Prompt: Retype nothing except the lines below from the one with "What Apache ECharts" through the one with "myChart = echarts.init(document.getElementById('chart-ctn'));", exactly, with images left out.

(Figure scripts)
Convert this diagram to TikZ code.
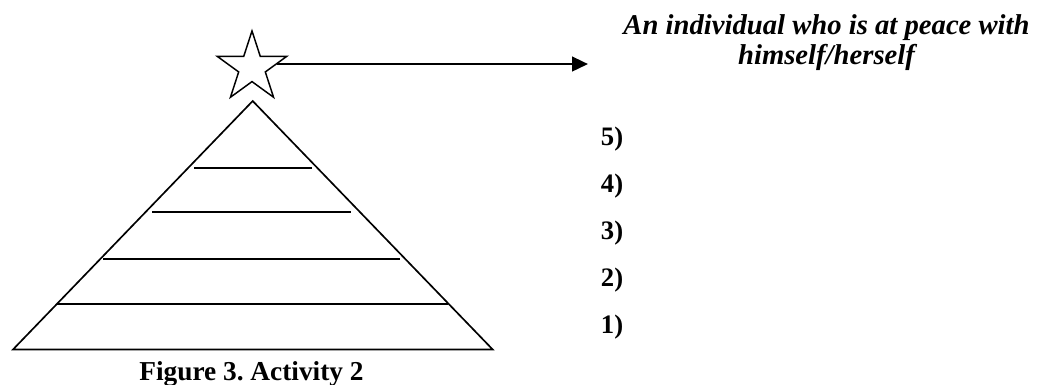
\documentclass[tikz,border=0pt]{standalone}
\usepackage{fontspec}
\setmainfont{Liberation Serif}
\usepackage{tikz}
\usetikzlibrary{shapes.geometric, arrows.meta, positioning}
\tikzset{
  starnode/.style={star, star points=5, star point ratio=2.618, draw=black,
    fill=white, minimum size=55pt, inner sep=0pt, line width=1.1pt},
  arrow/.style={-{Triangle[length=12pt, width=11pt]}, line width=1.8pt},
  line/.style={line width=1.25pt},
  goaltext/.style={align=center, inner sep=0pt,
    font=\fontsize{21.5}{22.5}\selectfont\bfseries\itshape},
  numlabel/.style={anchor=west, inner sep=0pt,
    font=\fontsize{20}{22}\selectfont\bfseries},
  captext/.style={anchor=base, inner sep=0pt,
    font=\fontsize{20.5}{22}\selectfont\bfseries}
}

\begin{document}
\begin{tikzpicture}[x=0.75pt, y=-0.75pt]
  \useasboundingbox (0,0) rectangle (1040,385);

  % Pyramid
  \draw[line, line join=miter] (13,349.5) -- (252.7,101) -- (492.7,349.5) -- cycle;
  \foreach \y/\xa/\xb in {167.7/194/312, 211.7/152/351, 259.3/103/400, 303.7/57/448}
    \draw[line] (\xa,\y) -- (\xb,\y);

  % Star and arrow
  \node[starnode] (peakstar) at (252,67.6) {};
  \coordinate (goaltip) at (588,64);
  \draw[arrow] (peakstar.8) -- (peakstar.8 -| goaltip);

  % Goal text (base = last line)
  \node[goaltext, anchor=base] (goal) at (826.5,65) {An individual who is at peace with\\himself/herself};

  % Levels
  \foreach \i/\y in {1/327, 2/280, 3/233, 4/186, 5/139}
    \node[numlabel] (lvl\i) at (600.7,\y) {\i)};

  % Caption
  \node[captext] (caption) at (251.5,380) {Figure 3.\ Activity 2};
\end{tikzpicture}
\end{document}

--

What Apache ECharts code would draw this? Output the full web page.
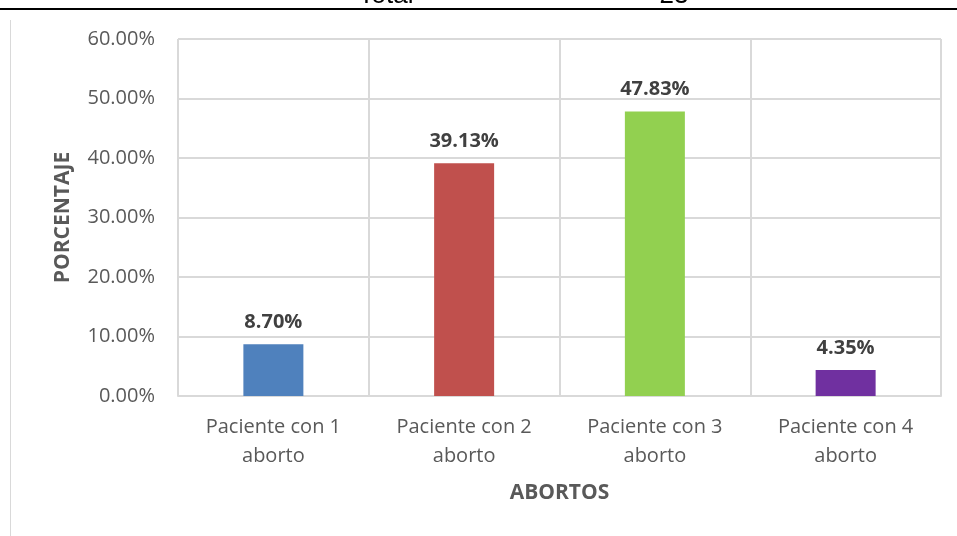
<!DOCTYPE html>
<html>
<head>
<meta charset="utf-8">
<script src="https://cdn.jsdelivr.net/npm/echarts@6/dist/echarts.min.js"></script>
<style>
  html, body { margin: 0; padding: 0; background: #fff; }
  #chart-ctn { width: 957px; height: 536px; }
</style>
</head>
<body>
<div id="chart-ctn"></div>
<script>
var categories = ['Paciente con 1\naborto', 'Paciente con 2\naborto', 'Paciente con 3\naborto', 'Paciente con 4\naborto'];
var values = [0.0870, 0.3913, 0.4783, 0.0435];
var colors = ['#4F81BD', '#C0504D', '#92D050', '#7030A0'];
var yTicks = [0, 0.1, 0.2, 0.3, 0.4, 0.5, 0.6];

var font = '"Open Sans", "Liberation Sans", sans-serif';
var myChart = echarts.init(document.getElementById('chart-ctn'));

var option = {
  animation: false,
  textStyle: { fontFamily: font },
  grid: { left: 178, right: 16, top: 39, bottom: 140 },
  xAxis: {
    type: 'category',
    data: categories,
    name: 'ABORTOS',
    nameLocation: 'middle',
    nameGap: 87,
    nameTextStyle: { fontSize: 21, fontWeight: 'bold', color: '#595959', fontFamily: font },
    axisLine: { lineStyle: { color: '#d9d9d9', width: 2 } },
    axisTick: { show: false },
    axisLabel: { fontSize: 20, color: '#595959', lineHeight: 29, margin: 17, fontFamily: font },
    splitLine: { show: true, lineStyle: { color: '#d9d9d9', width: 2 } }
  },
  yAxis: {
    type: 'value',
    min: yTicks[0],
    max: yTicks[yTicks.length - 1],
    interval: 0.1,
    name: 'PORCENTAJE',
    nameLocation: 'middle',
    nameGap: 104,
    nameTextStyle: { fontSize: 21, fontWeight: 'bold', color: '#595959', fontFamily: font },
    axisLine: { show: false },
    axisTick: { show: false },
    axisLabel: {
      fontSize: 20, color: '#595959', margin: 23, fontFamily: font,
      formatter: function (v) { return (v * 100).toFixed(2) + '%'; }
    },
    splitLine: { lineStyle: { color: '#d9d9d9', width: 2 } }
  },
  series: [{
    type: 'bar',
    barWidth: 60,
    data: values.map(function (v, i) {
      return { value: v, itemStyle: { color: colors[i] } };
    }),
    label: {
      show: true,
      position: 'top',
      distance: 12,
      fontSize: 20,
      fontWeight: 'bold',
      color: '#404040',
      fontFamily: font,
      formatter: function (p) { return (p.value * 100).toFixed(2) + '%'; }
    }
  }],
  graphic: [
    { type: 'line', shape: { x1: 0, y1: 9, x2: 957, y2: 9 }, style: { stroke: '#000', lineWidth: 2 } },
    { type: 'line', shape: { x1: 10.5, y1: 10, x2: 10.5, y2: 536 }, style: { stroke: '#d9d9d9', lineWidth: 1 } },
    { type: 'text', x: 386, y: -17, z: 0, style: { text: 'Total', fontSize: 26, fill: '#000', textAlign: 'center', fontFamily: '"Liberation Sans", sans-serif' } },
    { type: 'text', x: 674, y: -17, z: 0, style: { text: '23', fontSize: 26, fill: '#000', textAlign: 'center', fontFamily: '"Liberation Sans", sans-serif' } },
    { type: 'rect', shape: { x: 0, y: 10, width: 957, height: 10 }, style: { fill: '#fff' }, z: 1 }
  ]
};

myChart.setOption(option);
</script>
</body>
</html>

Answer to the task:
What Apache ECharts code would draw this? Output the full web page.
<!DOCTYPE html>
<html>
<head>
<meta charset="utf-8">
<script src="https://cdn.jsdelivr.net/npm/echarts@6/dist/echarts.min.js"></script>
<style>
  html, body { margin: 0; padding: 0; background: #fff; }
  #chart-ctn { width: 957px; height: 536px; }
</style>
</head>
<body>
<div id="chart-ctn"></div>
<script>
var categories = ['Paciente con 1\naborto', 'Paciente con 2\naborto', 'Paciente con 3\naborto', 'Paciente con 4\naborto'];
var values = [0.0870, 0.3913, 0.4783, 0.0435];
var colors = ['#4F81BD', '#C0504D', '#92D050', '#7030A0'];
var yTicks = [0, 0.1, 0.2, 0.3, 0.4, 0.5, 0.6];

var font = '"Open Sans", "Liberation Sans", sans-serif';
var myChart = echarts.init(document.getElementById('chart-ctn'));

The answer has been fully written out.